REQUEST:
Repeat, exactly and completely, the material that follows. Omit the pictures.

DATA BLOCK:
┌──

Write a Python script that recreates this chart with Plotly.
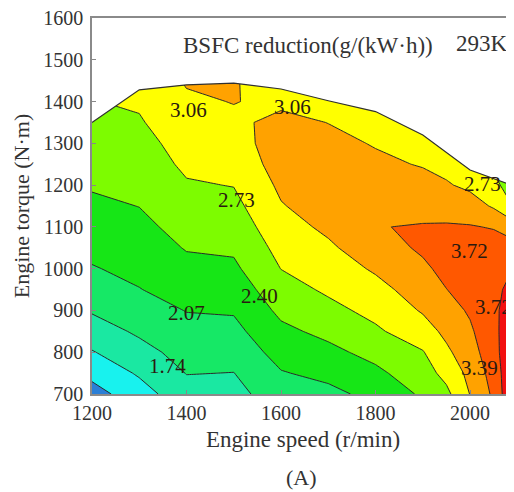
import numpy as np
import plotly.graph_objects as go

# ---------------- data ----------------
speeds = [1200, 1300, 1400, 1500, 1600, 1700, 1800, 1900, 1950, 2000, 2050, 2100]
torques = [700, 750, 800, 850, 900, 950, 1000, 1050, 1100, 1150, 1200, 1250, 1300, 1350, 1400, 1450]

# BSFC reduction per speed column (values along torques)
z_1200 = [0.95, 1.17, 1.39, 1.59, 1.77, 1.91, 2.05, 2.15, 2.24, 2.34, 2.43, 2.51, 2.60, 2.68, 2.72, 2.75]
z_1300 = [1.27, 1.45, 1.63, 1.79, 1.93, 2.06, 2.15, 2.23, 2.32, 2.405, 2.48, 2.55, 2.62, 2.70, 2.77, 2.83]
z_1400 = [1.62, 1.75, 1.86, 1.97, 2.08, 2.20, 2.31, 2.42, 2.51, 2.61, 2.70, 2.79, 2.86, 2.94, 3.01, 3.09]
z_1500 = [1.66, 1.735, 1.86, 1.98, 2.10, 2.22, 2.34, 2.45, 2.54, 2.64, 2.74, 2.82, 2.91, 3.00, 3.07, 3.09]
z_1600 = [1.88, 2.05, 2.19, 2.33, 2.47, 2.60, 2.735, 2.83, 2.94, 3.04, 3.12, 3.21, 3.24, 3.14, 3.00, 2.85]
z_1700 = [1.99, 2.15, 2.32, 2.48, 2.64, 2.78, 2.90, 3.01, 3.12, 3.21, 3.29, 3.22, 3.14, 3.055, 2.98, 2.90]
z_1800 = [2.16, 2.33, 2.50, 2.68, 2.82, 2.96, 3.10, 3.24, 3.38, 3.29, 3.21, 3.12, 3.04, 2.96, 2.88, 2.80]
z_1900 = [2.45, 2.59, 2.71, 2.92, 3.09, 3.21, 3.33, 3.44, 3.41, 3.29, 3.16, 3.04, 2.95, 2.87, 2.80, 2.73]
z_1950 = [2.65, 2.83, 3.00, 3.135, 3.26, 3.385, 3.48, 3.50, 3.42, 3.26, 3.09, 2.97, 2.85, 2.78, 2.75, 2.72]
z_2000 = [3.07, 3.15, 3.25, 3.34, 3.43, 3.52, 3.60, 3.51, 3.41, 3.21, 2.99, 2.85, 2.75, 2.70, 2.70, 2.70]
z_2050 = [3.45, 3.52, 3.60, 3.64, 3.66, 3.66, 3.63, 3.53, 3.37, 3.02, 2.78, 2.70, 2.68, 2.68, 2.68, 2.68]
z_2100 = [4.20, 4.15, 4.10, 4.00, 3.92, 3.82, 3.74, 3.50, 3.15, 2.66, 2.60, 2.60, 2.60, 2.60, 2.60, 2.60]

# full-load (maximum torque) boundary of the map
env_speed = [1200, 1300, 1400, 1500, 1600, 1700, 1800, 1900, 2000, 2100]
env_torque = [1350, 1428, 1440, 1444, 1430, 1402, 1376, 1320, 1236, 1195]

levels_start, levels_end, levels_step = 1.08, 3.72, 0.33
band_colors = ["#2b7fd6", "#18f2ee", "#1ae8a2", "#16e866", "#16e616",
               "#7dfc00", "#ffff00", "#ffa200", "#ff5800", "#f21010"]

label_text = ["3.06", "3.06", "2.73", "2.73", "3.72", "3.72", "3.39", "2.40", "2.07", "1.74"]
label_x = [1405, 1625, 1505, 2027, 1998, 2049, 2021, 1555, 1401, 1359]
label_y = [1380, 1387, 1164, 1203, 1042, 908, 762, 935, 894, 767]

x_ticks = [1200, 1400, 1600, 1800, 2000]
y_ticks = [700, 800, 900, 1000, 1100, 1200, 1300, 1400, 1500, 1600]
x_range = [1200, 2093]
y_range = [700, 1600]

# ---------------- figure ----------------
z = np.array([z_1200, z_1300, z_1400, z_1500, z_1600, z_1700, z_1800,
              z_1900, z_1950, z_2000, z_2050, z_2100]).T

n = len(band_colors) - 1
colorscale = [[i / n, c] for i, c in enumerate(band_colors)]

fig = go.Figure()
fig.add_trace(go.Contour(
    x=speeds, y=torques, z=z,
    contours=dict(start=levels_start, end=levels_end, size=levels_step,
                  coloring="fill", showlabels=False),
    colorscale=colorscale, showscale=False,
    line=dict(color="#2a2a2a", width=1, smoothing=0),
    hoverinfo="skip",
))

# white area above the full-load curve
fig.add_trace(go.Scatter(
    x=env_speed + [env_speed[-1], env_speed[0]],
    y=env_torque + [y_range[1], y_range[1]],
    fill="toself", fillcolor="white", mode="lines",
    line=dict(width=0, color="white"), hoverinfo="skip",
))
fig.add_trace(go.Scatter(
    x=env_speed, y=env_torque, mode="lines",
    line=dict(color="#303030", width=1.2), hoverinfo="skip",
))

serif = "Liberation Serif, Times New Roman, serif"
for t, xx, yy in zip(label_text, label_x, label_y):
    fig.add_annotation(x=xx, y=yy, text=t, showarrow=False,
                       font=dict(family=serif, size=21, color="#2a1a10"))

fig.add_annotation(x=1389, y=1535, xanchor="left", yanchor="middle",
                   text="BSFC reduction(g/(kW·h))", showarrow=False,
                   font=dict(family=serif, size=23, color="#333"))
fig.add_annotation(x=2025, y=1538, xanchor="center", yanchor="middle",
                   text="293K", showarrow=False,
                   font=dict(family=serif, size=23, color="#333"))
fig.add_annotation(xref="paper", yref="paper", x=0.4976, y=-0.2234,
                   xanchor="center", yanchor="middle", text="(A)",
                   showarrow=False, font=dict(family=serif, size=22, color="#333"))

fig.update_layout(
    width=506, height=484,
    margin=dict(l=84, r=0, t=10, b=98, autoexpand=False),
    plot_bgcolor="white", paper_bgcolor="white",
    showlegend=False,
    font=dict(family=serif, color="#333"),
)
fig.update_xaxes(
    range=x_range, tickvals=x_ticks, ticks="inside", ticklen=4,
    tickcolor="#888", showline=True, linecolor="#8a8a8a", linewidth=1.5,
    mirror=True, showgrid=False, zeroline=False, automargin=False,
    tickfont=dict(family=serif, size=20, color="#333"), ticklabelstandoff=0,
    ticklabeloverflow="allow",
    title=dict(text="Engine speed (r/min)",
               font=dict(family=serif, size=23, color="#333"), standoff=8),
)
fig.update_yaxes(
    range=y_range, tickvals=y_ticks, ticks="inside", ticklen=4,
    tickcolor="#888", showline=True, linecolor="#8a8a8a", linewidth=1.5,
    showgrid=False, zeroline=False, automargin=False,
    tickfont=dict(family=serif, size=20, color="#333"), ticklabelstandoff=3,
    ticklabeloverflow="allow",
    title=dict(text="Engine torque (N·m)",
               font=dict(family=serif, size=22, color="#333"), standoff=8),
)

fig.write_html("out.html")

└──

RESULT OF THIS EXERCISE:
Write a Python script that recreates this chart with Plotly.
import numpy as np
import plotly.graph_objects as go

# ---------------- data ----------------
speeds = [1200, 1300, 1400, 1500, 1600, 1700, 1800, 1900, 1950, 2000, 2050, 2100]
torques = [700, 750, 800, 850, 900, 950, 1000, 1050, 1100, 1150, 1200, 1250, 1300, 1350, 1400, 1450]

# BSFC reduction per speed column (values along torques)
z_1200 = [0.95, 1.17, 1.39, 1.59, 1.77, 1.91, 2.05, 2.15, 2.24, 2.34, 2.43, 2.51, 2.60, 2.68, 2.72, 2.75]
z_1300 = [1.27, 1.45, 1.63, 1.79, 1.93, 2.06, 2.15, 2.23, 2.32, 2.405, 2.48, 2.55, 2.62, 2.70, 2.77, 2.83]
z_1400 = [1.62, 1.75, 1.86, 1.97, 2.08, 2.20, 2.31, 2.42, 2.51, 2.61, 2.70, 2.79, 2.86, 2.94, 3.01, 3.09]
z_1500 = [1.66, 1.735, 1.86, 1.98, 2.10, 2.22, 2.34, 2.45, 2.54, 2.64, 2.74, 2.82, 2.91, 3.00, 3.07, 3.09]
z_1600 = [1.88, 2.05, 2.19, 2.33, 2.47, 2.60, 2.735, 2.83, 2.94, 3.04, 3.12, 3.21, 3.24, 3.14, 3.00, 2.85]
z_1700 = [1.99, 2.15, 2.32, 2.48, 2.64, 2.78, 2.90, 3.01, 3.12, 3.21, 3.29, 3.22, 3.14, 3.055, 2.98, 2.90]
z_1800 = [2.16, 2.33, 2.50, 2.68, 2.82, 2.96, 3.10, 3.24, 3.38, 3.29, 3.21, 3.12, 3.04, 2.96, 2.88, 2.80]
z_1900 = [2.45, 2.59, 2.71, 2.92, 3.09, 3.21, 3.33, 3.44, 3.41, 3.29, 3.16, 3.04, 2.95, 2.87, 2.80, 2.73]
z_1950 = [2.65, 2.83, 3.00, 3.135, 3.26, 3.385, 3.48, 3.50, 3.42, 3.26, 3.09, 2.97, 2.85, 2.78, 2.75, 2.72]
z_2000 = [3.07, 3.15, 3.25, 3.34, 3.43, 3.52, 3.60, 3.51, 3.41, 3.21, 2.99, 2.85, 2.75, 2.70, 2.70, 2.70]
z_2050 = [3.45, 3.52, 3.60, 3.64, 3.66, 3.66, 3.63, 3.53, 3.37, 3.02, 2.78, 2.70, 2.68, 2.68, 2.68, 2.68]
z_2100 = [4.20, 4.15, 4.10, 4.00, 3.92, 3.82, 3.74, 3.50, 3.15, 2.66, 2.60, 2.60, 2.60, 2.60, 2.60, 2.60]

# full-load (maximum torque) boundary of the map
env_speed = [1200, 1300, 1400, 1500, 1600, 1700, 1800, 1900, 2000, 2100]
env_torque = [1350, 1428, 1440, 1444, 1430, 1402, 1376, 1320, 1236, 1195]

levels_start, levels_end, levels_step = 1.08, 3.72, 0.33
band_colors = ["#2b7fd6", "#18f2ee", "#1ae8a2", "#16e866", "#16e616",
               "#7dfc00", "#ffff00", "#ffa200", "#ff5800", "#f21010"]

label_text = ["3.06", "3.06", "2.73", "2.73", "3.72", "3.72", "3.39", "2.40", "2.07", "1.74"]
label_x = [1405, 1625, 1505, 2027, 1998, 2049, 2021, 1555, 1401, 1359]
label_y = [1380, 1387, 1164, 1203, 1042, 908, 762, 935, 894, 767]

x_ticks = [1200, 1400, 1600, 1800, 2000]
y_ticks = [700, 800, 900, 1000, 1100, 1200, 1300, 1400, 1500, 1600]
x_range = [1200, 2093]
y_range = [700, 1600]

# ---------------- figure ----------------
z = np.array([z_1200, z_1300, z_1400, z_1500, z_1600, z_1700, z_1800,
              z_1900, z_1950, z_2000, z_2050, z_2100]).T

n = len(band_colors) - 1
colorscale = [[i / n, c] for i, c in enumerate(band_colors)]

fig = go.Figure()
fig.add_trace(go.Contour(
    x=speeds, y=torques, z=z,
    contours=dict(start=levels_start, end=levels_end, size=levels_step,
                  coloring="fill", showlabels=False),
    colorscale=colorscale, showscale=False,
    line=dict(color="#2a2a2a", width=1, smoothing=0),
    hoverinfo="skip",
))

# white area above the full-load curve
fig.add_trace(go.Scatter(
    x=env_speed + [env_speed[-1], env_speed[0]],
    y=env_torque + [y_range[1], y_range[1]],
    fill="toself", fillcolor="white", mode="lines",
    line=dict(width=0, color="white"), hoverinfo="skip",
))
fig.add_trace(go.Scatter(
    x=env_speed, y=env_torque, mode="lines",
    line=dict(color="#303030", width=1.2), hoverinfo="skip",
))

serif = "Liberation Serif, Times New Roman, serif"
for t, xx, yy in zip(label_text, label_x, label_y):
    fig.add_annotation(x=xx, y=yy, text=t, showarrow=False,
                       font=dict(family=serif, size=21, color="#2a1a10"))

fig.add_annotation(x=1389, y=1535, xanchor="left", yanchor="middle",
                   text="BSFC reduction(g/(kW·h))", showarrow=False,
                   font=dict(family=serif, size=23, color="#333"))
fig.add_annotation(x=2025, y=1538, xanchor="center", yanchor="middle",
                   text="293K", showarrow=False,
                   font=dict(family=serif, size=23, color="#333"))
fig.add_annotation(xref="paper", yref="paper", x=0.4976, y=-0.2234,
                   xanchor="center", yanchor="middle", text="(A)",
                   showarrow=False, font=dict(family=serif, size=22, color="#333"))

fig.update_layout(
    width=506, height=484,
    margin=dict(l=84, r=0, t=10, b=98, autoexpand=False),
    plot_bgcolor="white", paper_bgcolor="white",
    showlegend=False,
    font=dict(family=serif, color="#333"),
)
fig.update_xaxes(
    range=x_range, tickvals=x_ticks, ticks="inside", ticklen=4,
    tickcolor="#888", showline=True, linecolor="#8a8a8a", linewidth=1.5,
    mirror=True, showgrid=False, zeroline=False, automargin=False,
    tickfont=dict(family=serif, size=20, color="#333"), ticklabelstandoff=0,
    ticklabeloverflow="allow",
    title=dict(text="Engine speed (r/min)",
               font=dict(family=serif, size=23, color="#333"), standoff=8),
)
fig.update_yaxes(
    range=y_range, tickvals=y_ticks, ticks="inside", ticklen=4,
    tickcolor="#888", showline=True, linecolor="#8a8a8a", linewidth=1.5,
    showgrid=False, zeroline=False, automargin=False,
    tickfont=dict(family=serif, size=20, color="#333"), ticklabelstandoff=3,
    ticklabeloverflow="allow",
    title=dict(text="Engine torque (N·m)",
               font=dict(family=serif, size=22, color="#333"), standoff=8),
)

fig.write_html("out.html")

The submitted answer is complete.